#### Source data

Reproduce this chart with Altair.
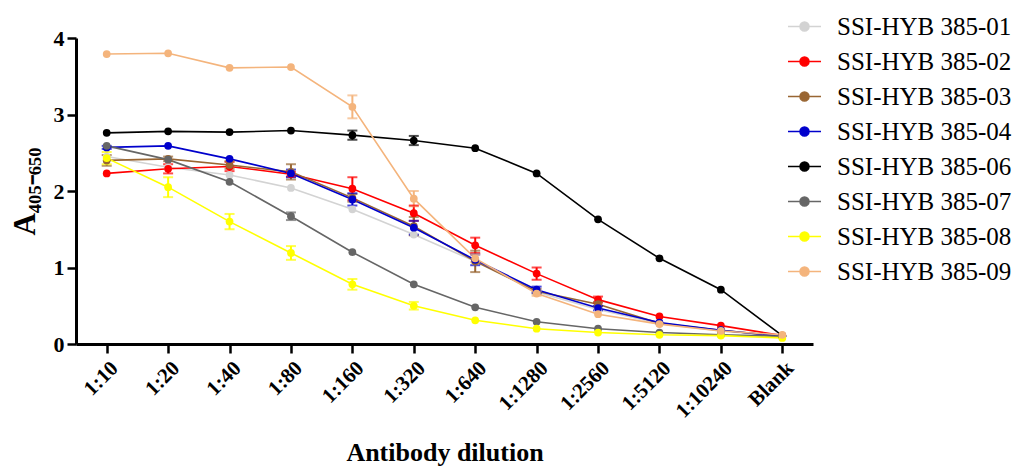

########
#### Source data

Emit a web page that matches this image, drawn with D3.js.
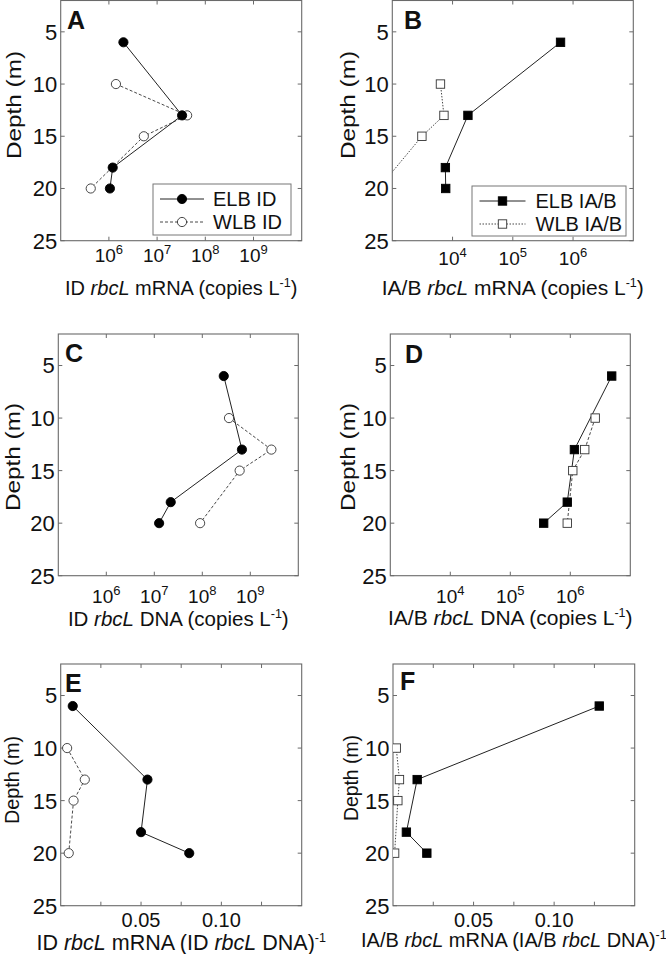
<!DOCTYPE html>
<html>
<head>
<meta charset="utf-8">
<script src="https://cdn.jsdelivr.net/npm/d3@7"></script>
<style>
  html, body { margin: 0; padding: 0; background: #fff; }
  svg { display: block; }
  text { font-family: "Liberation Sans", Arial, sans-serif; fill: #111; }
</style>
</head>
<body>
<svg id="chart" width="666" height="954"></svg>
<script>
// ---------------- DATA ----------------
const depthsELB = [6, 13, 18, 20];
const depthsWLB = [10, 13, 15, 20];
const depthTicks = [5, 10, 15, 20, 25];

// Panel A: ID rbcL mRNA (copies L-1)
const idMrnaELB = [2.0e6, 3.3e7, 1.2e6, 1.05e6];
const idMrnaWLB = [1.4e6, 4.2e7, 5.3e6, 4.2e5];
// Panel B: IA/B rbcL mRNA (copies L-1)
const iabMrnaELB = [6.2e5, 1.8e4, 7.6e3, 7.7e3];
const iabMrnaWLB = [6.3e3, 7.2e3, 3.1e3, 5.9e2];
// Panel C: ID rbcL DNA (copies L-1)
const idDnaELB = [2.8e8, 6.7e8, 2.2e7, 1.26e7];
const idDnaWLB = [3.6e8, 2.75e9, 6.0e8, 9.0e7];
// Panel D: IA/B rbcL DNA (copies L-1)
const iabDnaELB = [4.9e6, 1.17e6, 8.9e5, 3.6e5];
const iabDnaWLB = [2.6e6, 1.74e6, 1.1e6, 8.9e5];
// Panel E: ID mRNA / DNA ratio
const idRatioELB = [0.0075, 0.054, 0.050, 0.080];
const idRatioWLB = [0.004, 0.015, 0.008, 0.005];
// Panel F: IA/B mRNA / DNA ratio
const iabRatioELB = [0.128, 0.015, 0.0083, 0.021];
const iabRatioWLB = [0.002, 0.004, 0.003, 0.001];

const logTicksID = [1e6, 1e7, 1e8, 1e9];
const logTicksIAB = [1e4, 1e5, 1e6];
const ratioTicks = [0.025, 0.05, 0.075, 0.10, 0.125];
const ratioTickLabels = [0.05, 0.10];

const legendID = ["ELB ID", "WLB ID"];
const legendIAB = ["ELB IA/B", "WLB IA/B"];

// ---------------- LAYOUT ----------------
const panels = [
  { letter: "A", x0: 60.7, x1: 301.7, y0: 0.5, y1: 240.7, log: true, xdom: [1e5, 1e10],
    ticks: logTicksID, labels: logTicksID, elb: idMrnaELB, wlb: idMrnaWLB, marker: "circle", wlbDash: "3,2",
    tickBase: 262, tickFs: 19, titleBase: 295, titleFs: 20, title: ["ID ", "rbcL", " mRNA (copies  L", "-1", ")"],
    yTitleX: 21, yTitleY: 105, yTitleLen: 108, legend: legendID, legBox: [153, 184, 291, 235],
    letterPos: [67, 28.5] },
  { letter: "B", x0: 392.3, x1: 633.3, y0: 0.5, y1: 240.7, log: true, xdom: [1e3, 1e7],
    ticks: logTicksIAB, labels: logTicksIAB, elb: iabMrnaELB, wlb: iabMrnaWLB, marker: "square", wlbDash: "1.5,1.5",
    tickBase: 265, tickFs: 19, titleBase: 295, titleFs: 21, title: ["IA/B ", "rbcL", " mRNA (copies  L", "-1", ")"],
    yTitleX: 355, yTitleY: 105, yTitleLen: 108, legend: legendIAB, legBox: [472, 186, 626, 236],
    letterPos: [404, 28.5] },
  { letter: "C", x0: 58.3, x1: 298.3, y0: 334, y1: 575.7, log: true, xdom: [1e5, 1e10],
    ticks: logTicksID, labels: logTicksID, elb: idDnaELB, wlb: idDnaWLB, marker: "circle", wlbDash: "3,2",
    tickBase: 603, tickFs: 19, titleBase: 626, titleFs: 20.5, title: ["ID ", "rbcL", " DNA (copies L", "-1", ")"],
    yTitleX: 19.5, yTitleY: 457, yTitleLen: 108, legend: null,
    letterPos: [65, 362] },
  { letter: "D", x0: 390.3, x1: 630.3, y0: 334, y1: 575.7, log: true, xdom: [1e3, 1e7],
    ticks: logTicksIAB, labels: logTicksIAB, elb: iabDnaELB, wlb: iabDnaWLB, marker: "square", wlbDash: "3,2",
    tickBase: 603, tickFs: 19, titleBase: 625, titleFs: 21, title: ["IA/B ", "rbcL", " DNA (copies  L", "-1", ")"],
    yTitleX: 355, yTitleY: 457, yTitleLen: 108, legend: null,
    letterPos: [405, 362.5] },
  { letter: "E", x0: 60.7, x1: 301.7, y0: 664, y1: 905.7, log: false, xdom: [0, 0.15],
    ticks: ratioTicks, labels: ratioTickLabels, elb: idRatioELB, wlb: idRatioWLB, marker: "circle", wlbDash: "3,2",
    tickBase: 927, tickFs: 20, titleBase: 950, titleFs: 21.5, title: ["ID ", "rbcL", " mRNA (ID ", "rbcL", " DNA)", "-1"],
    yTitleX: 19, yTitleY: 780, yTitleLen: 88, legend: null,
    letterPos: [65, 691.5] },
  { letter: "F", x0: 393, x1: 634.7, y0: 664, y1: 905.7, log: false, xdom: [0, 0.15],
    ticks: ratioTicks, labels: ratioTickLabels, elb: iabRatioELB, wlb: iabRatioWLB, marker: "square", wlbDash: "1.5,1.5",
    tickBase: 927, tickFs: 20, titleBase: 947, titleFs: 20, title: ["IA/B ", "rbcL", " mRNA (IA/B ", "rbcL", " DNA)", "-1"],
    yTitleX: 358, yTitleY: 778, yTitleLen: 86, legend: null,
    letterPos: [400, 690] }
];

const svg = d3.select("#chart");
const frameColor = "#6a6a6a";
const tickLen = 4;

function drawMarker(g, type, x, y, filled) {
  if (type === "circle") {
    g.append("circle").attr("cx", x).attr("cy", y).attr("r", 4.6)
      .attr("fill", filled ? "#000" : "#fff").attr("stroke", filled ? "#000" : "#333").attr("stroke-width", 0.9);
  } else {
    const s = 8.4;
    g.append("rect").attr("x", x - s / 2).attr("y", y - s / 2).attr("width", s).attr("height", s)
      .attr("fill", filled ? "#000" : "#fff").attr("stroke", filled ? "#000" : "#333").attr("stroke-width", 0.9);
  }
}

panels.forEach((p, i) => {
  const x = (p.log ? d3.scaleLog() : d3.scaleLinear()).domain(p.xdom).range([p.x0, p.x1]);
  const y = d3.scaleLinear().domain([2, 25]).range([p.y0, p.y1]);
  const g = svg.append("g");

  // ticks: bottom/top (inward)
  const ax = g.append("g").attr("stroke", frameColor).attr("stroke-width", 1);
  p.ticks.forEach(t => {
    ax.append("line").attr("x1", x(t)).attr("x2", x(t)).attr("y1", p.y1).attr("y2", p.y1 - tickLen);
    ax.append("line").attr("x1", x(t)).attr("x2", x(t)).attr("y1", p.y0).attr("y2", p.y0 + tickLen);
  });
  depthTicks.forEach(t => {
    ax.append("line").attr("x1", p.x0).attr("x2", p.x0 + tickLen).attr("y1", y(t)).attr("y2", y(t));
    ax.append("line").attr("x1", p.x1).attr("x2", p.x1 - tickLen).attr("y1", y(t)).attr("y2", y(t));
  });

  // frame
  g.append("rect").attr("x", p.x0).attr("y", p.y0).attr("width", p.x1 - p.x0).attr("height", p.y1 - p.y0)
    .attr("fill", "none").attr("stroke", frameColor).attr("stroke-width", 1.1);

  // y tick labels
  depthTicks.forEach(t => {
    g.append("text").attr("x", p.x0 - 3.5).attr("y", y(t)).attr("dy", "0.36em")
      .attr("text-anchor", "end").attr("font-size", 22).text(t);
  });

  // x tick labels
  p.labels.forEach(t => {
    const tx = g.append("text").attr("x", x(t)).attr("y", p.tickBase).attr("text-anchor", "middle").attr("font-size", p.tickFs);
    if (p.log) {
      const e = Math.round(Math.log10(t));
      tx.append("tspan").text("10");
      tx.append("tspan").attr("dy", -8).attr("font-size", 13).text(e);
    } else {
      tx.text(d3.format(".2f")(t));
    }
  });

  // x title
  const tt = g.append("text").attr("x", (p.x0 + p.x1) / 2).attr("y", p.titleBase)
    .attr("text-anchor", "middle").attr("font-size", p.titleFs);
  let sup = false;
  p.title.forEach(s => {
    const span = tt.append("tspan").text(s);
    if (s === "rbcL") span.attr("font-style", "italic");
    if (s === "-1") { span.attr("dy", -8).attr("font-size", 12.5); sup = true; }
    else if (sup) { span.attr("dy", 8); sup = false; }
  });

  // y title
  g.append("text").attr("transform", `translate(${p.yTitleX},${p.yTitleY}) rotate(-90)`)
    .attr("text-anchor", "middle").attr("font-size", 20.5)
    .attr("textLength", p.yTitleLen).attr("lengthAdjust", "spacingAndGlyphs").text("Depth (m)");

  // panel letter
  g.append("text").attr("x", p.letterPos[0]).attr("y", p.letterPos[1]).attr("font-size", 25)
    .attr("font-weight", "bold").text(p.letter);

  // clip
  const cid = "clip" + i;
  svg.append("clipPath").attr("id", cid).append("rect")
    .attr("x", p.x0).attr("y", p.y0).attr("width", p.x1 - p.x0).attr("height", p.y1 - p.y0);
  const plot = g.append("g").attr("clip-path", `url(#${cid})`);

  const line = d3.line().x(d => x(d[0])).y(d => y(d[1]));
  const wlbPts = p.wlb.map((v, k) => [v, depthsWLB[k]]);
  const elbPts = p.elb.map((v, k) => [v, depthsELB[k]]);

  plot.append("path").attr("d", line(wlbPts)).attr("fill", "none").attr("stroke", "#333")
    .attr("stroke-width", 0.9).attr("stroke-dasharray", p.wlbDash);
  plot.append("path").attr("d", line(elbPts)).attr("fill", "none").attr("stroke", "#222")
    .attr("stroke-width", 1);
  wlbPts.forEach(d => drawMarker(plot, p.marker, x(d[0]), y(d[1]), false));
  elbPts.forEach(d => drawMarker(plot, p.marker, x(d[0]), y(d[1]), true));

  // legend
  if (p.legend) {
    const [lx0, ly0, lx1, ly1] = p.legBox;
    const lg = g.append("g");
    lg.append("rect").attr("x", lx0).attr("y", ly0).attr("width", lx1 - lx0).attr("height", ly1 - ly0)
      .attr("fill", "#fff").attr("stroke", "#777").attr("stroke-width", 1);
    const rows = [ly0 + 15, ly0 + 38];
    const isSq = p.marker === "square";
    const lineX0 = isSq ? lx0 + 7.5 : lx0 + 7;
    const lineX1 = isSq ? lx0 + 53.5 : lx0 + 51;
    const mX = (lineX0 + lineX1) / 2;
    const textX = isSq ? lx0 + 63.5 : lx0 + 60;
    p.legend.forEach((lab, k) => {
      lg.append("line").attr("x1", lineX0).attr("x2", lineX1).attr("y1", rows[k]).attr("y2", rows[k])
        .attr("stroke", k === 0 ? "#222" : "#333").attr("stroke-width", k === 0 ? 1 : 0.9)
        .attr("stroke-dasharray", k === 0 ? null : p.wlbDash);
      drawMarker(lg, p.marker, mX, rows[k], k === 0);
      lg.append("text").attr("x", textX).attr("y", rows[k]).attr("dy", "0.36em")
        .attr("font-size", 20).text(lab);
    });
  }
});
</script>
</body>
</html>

########

Both the line containing "Emit a web page" and the line containing "const depthTicks = [5, 10, 15, 20, 25];" belong in the copy, along with every line between them. Reproduce that stretch exactly, without the pictures.

_Response_:
Emit a web page that matches this image, drawn with D3.js.
<!DOCTYPE html>
<html>
<head>
<meta charset="utf-8">
<script src="https://cdn.jsdelivr.net/npm/d3@7"></script>
<style>
  html, body { margin: 0; padding: 0; background: #fff; }
  svg { display: block; }
  text { font-family: "Liberation Sans", Arial, sans-serif; fill: #111; }
</style>
</head>
<body>
<svg id="chart" width="666" height="954"></svg>
<script>
// ---------------- DATA ----------------
const depthsELB = [6, 13, 18, 20];
const depthsWLB = [10, 13, 15, 20];
const depthTicks = [5, 10, 15, 20, 25];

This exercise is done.